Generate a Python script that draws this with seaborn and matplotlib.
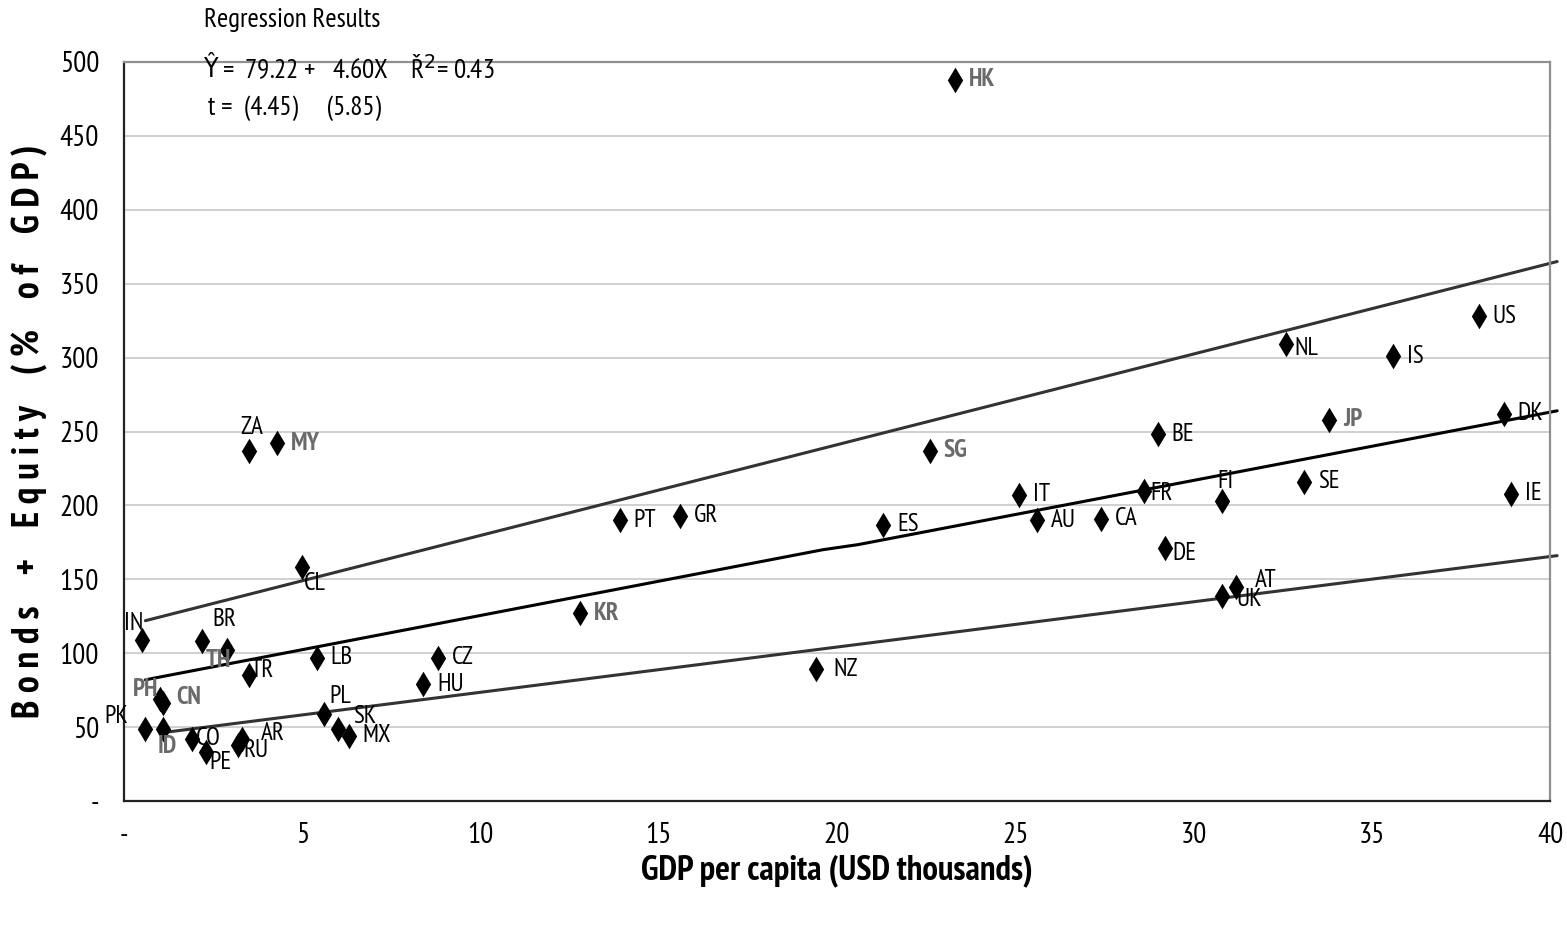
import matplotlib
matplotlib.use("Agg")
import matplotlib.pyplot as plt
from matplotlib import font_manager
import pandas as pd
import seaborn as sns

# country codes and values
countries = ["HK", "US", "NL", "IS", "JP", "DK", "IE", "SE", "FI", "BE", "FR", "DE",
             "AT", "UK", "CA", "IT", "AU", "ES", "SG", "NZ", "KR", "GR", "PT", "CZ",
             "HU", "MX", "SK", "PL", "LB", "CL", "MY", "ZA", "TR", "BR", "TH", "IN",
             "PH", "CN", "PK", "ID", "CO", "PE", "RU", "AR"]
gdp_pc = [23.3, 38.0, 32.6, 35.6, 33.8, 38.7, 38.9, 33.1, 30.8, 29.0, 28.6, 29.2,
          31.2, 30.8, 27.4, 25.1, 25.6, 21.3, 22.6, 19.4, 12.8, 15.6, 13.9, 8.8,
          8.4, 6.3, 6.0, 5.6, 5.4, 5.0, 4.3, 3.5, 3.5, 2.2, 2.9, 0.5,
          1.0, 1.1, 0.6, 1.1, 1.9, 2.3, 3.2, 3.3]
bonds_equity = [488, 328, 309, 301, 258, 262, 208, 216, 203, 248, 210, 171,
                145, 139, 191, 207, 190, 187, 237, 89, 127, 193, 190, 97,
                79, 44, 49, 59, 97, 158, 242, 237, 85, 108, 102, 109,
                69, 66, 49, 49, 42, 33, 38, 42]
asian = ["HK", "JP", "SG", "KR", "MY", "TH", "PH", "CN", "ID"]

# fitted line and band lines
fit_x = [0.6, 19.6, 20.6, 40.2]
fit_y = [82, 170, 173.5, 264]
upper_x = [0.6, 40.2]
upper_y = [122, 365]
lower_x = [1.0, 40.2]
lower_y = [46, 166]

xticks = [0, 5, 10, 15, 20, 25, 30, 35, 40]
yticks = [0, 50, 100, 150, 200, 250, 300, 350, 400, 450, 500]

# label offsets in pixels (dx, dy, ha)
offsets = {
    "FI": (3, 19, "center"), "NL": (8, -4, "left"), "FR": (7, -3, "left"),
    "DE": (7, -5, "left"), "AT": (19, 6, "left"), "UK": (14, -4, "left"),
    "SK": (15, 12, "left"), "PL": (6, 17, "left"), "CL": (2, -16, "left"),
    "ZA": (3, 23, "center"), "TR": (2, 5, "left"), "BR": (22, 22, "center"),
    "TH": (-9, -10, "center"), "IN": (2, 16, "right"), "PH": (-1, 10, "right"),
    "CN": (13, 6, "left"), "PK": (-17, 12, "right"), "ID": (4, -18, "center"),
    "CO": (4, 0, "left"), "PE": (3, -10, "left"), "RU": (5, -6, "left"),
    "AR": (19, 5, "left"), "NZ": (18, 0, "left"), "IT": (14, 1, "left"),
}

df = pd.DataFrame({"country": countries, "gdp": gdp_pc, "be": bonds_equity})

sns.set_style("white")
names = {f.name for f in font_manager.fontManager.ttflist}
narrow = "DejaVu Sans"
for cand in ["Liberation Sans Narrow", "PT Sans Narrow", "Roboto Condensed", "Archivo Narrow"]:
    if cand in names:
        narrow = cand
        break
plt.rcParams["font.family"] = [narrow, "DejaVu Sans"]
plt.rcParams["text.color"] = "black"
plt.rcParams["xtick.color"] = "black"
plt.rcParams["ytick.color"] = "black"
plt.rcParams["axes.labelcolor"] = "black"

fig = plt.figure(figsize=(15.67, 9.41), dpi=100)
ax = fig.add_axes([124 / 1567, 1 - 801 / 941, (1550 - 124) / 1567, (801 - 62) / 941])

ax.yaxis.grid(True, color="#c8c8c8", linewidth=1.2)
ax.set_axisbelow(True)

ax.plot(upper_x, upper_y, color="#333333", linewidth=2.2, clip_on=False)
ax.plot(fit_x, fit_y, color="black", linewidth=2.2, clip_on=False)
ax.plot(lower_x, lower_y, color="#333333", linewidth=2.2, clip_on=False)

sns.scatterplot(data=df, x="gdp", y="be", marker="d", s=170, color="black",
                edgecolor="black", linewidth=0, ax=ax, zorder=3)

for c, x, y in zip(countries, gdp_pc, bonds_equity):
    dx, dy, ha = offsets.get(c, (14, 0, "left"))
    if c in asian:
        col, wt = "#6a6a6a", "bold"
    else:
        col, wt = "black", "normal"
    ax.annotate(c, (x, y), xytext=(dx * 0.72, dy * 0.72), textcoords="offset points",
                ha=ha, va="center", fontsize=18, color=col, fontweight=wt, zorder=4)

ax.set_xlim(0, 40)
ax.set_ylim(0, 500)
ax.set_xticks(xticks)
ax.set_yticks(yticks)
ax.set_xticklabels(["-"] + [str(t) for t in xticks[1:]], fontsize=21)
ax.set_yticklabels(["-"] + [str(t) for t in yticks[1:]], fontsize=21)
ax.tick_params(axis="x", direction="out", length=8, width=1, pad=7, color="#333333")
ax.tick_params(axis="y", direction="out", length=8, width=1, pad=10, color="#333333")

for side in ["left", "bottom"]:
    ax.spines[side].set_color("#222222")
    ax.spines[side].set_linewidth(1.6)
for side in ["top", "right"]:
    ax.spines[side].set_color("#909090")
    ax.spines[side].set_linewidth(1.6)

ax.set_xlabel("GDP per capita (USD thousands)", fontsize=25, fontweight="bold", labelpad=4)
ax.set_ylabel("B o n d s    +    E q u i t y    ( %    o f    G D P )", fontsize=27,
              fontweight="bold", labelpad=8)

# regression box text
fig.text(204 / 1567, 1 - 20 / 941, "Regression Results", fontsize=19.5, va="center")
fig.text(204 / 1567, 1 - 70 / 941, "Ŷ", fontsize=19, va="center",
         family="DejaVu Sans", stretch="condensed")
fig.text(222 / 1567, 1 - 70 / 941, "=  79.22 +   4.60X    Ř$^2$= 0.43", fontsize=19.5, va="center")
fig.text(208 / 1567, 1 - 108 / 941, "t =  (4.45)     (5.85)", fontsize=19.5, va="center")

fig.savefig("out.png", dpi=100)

## REQUIREMENTS:
Output the data above without changes, apart from leaving out the pictures.

## TASK RESPONSE:
Generate a Python script that draws this with seaborn and matplotlib.
import matplotlib
matplotlib.use("Agg")
import matplotlib.pyplot as plt
from matplotlib import font_manager
import pandas as pd
import seaborn as sns

# country codes and values
countries = ["HK", "US", "NL", "IS", "JP", "DK", "IE", "SE", "FI", "BE", "FR", "DE",
             "AT", "UK", "CA", "IT", "AU", "ES", "SG", "NZ", "KR", "GR", "PT", "CZ",
             "HU", "MX", "SK", "PL", "LB", "CL", "MY", "ZA", "TR", "BR", "TH", "IN",
             "PH", "CN", "PK", "ID", "CO", "PE", "RU", "AR"]
gdp_pc = [23.3, 38.0, 32.6, 35.6, 33.8, 38.7, 38.9, 33.1, 30.8, 29.0, 28.6, 29.2,
          31.2, 30.8, 27.4, 25.1, 25.6, 21.3, 22.6, 19.4, 12.8, 15.6, 13.9, 8.8,
          8.4, 6.3, 6.0, 5.6, 5.4, 5.0, 4.3, 3.5, 3.5, 2.2, 2.9, 0.5,
          1.0, 1.1, 0.6, 1.1, 1.9, 2.3, 3.2, 3.3]
bonds_equity = [488, 328, 309, 301, 258, 262, 208, 216, 203, 248, 210, 171,
                145, 139, 191, 207, 190, 187, 237, 89, 127, 193, 190, 97,
                79, 44, 49, 59, 97, 158, 242, 237, 85, 108, 102, 109,
                69, 66, 49, 49, 42, 33, 38, 42]
asian = ["HK", "JP", "SG", "KR", "MY", "TH", "PH", "CN", "ID"]

# fitted line and band lines
fit_x = [0.6, 19.6, 20.6, 40.2]
fit_y = [82, 170, 173.5, 264]
upper_x = [0.6, 40.2]
upper_y = [122, 365]
lower_x = [1.0, 40.2]
lower_y = [46, 166]

xticks = [0, 5, 10, 15, 20, 25, 30, 35, 40]
yticks = [0, 50, 100, 150, 200, 250, 300, 350, 400, 450, 500]

# label offsets in pixels (dx, dy, ha)
offsets = {
    "FI": (3, 19, "center"), "NL": (8, -4, "left"), "FR": (7, -3, "left"),
    "DE": (7, -5, "left"), "AT": (19, 6, "left"), "UK": (14, -4, "left"),
    "SK": (15, 12, "left"), "PL": (6, 17, "left"), "CL": (2, -16, "left"),
    "ZA": (3, 23, "center"), "TR": (2, 5, "left"), "BR": (22, 22, "center"),
    "TH": (-9, -10, "center"), "IN": (2, 16, "right"), "PH": (-1, 10, "right"),
    "CN": (13, 6, "left"), "PK": (-17, 12, "right"), "ID": (4, -18, "center"),
    "CO": (4, 0, "left"), "PE": (3, -10, "left"), "RU": (5, -6, "left"),
    "AR": (19, 5, "left"), "NZ": (18, 0, "left"), "IT": (14, 1, "left"),
}

df = pd.DataFrame({"country": countries, "gdp": gdp_pc, "be": bonds_equity})

sns.set_style("white")
names = {f.name for f in font_manager.fontManager.ttflist}
narrow = "DejaVu Sans"
for cand in ["Liberation Sans Narrow", "PT Sans Narrow", "Roboto Condensed", "Archivo Narrow"]:
    if cand in names:
        narrow = cand
        break
plt.rcParams["font.family"] = [narrow, "DejaVu Sans"]
plt.rcParams["text.color"] = "black"
plt.rcParams["xtick.color"] = "black"
plt.rcParams["ytick.color"] = "black"
plt.rcParams["axes.labelcolor"] = "black"

fig = plt.figure(figsize=(15.67, 9.41), dpi=100)
ax = fig.add_axes([124 / 1567, 1 - 801 / 941, (1550 - 124) / 1567, (801 - 62) / 941])

ax.yaxis.grid(True, color="#c8c8c8", linewidth=1.2)
ax.set_axisbelow(True)

ax.plot(upper_x, upper_y, color="#333333", linewidth=2.2, clip_on=False)
ax.plot(fit_x, fit_y, color="black", linewidth=2.2, clip_on=False)
ax.plot(lower_x, lower_y, color="#333333", linewidth=2.2, clip_on=False)

sns.scatterplot(data=df, x="gdp", y="be", marker="d", s=170, color="black",
                edgecolor="black", linewidth=0, ax=ax, zorder=3)

for c, x, y in zip(countries, gdp_pc, bonds_equity):
    dx, dy, ha = offsets.get(c, (14, 0, "left"))
    if c in asian:
        col, wt = "#6a6a6a", "bold"
    else:
        col, wt = "black", "normal"
    ax.annotate(c, (x, y), xytext=(dx * 0.72, dy * 0.72), textcoords="offset points",
                ha=ha, va="center", fontsize=18, color=col, fontweight=wt, zorder=4)

ax.set_xlim(0, 40)
ax.set_ylim(0, 500)
ax.set_xticks(xticks)
ax.set_yticks(yticks)
ax.set_xticklabels(["-"] + [str(t) for t in xticks[1:]], fontsize=21)
ax.set_yticklabels(["-"] + [str(t) for t in yticks[1:]], fontsize=21)
ax.tick_params(axis="x", direction="out", length=8, width=1, pad=7, color="#333333")
ax.tick_params(axis="y", direction="out", length=8, width=1, pad=10, color="#333333")

for side in ["left", "bottom"]:
    ax.spines[side].set_color("#222222")
    ax.spines[side].set_linewidth(1.6)
for side in ["top", "right"]:
    ax.spines[side].set_color("#909090")
    ax.spines[side].set_linewidth(1.6)

ax.set_xlabel("GDP per capita (USD thousands)", fontsize=25, fontweight="bold", labelpad=4)
ax.set_ylabel("B o n d s    +    E q u i t y    ( %    o f    G D P )", fontsize=27,
              fontweight="bold", labelpad=8)

# regression box text
fig.text(204 / 1567, 1 - 20 / 941, "Regression Results", fontsize=19.5, va="center")
fig.text(204 / 1567, 1 - 70 / 941, "Ŷ", fontsize=19, va="center",
         family="DejaVu Sans", stretch="condensed")
fig.text(222 / 1567, 1 - 70 / 941, "=  79.22 +   4.60X    Ř$^2$= 0.43", fontsize=19.5, va="center")
fig.text(208 / 1567, 1 - 108 / 941, "t =  (4.45)     (5.85)", fontsize=19.5, va="center")

fig.savefig("out.png", dpi=100)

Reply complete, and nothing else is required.